How about a letter engraving cutter, as always found in a novices starter set?


----------



## dawziecat (Dec 8, 2009)

bobj3 said:


> The vertical bits can be used for many router jobs not just Raised panels, drawer fronts,molding,pictures frames,table edging, etc.
> 
> You can spin them with a 1 1/2 HP router on the standard router table..
> 
> ====


BJ: I am in the midst of a cabinet refacing project. So far, have fabricated, finished and hung 6 raised panels doors . . . 12 more to go. (Photo of 5 alongside one of the old attached)

The same project requires that I do 8 drawer fronts. I had not considered using my panel raising bit for them. Can't say as I know how this would work. The drawers are not sufficiently high to allow a full rail, stile, panel construction. Are you suggesting just using a panel as a drawer front?

I'd appreciate any pointers on producing drawer fronts with a vertical panel raising bit.


----------



## Woodnut65 (Oct 11, 2004)

Hi: It's a panel raising bit to raise panels in a verticle position. To use it you would need a high fence, and it would help if it's made so that it is close around the bit for safetreasons. Hope this helps.. Woodnut65


----------



## xplorx4 (Dec 1, 2008)

Your work looks good to me keep at it.


----------



## bobj3 (Jan 17, 2006)

Hi Terry

Yes it makes it easy to match the cabinet doors, but you do need a pair of fences, like below..you don't need a tall fence the normal one will work just fine and you need a push block like below so you can push the stock by the bit and keep your fingers out of the slot..

Make it with one pass, once you have a done a test and have it set go for it , all the drawer fronts at one time so to speak..

======



dawziecat said:


> BJ: I am in the midst of a cabinet refacing project.
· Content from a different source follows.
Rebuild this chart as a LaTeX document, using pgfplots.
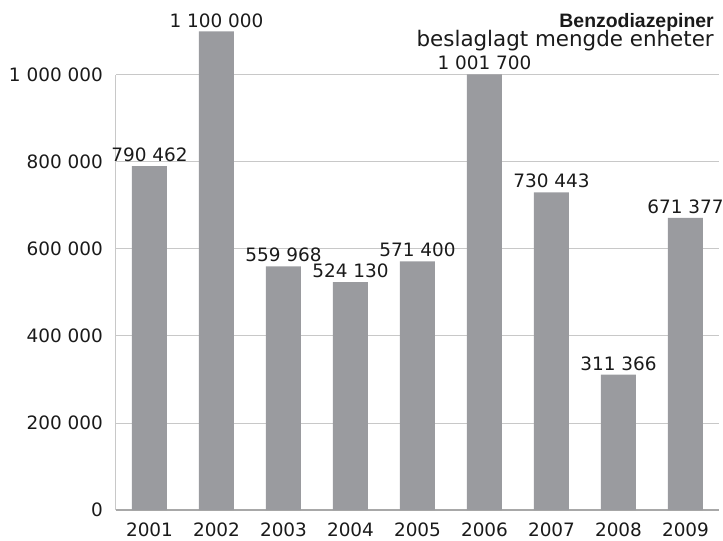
\documentclass[border=0pt]{standalone}
\usepackage{pgfplots}
\pgfplotsset{compat=1.18}
\usepackage{fontspec}
\setmainfont{DejaVu Sans}
\newfontfamily\titlefont{Liberation Sans}
\definecolor{barc}{HTML}{9A9B9F}
\definecolor{gridc}{HTML}{C8C8C8}
\definecolor{axc}{HTML}{A8A8A8}
\definecolor{txt}{HTML}{1A1A1A}
\begin{document}
\begin{tikzpicture}
\useasboundingbox (-116bp,-31bp) rectangle (607bp,510bp);
\begin{axis}[
  at={(0,0)}, anchor=south west,
  scale only axis, width=603bp, height=435bp,
  xmin=-0.5, xmax=8.5, ymin=0, ymax=1000000,
  clip=false,
  scaled y ticks=false,
  ybar, bar width=35bp,
  axis x line*=bottom, axis y line*=left,
  x axis line style={draw=axc, line width=2bp, -},
  y axis line style={draw=gridc, line width=1bp, -},
  ymajorgrids, grid style={draw=gridc, line width=1bp},
  major tick length=0pt,
  xtick={0,1,2,3,4,5,6,7,8},
  xticklabels={2001,2002,2003,2004,2005,2006,2007,2008,2009},
  ytick={0,200000,400000,600000,800000,1000000},
  yticklabels={0,200 000,400 000,600 000,800 000,1 000 000},
  tick label style={font=\fontsize{18.5}{22}\selectfont, text=txt, inner sep=0pt},
  yticklabel style={anchor=east, xshift=-13bp},
  xticklabel style={anchor=north, yshift=-13bp},
  nodes near coords,
  point meta=explicit symbolic,
  nodes near coords style={font=\fontsize{18.5}{22}\selectfont, text=txt, anchor=south, inner sep=0pt, yshift=4bp},
]
\addplot[fill=barc, draw=none] table[x=x, y=y, meta=lab, col sep=comma, row sep=\\] {
x,y,lab\\
0,790462,790 462\\
1,1100000,1 100 000\\
2,559968,559 968\\
3,524130,524 130\\
4,571400,571 400\\
5,1001700,1 001 700\\
6,730443,730 443\\
7,311366,311 366\\
8,671377,671 377\\
};
\node[anchor=base east, font=\titlefont\bfseries\fontsize{19.5}{22}\selectfont, text=txt, inner sep=0pt]
  at ([xshift=-5bp, yshift=47bp]rel axis cs:1,1) {Benzodiazepiner};
\node[anchor=base east, font=\fontsize{21.5}{24}\selectfont, text=txt, inner sep=0pt]
  at ([xshift=-5bp, yshift=28bp]rel axis cs:1,1) {beslaglagt mengde enheter};
\end{axis}
\end{tikzpicture}
\end{document}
So far, have fabricated, finished and hung 6 raised panels doors . . . 12 more to go. (Photo of 5 alongside one of the old attached)
> 
> The same project requires that I do 8 drawer fronts. I had not considered using my panel raising bit for them. Can't say as I know how this would work. The drawers are not sufficiently high to allow a full rail, stile, panel construction. Are you suggesting just using a panel as a drawer front?
> 
> I'd appreciate any pointers on producing drawer fronts with a vertical panel raising bit.


----------



## harrysin (Jan 15, 2007)

Bob, the first shot doesn't look quite right. Either the panel has been reversed or it's been fed in the wrong direction OR I'm up the creek!


----------



## bobj3 (Jan 17, 2006)

Harry see below

====



harrysin said:


> Bob, the first shot doesn't look quite right. Either the panel has been reversed or it's been fed in the wrong direction OR I'm up the creek!


----------



## Novice743 (Feb 20, 2010)

*Raised Panel Bit*

Now that I know for sure it's a raised Panel Bit (probably one that I have no immediate plans to use), I am no longer a novice. 
Don't be fooled by the screen name, I will forever be a novice until I become an expert (not any time soon:laugh

I've had a router since I was....... and enjoy their uses very much. Always challenging and plenty to learn. 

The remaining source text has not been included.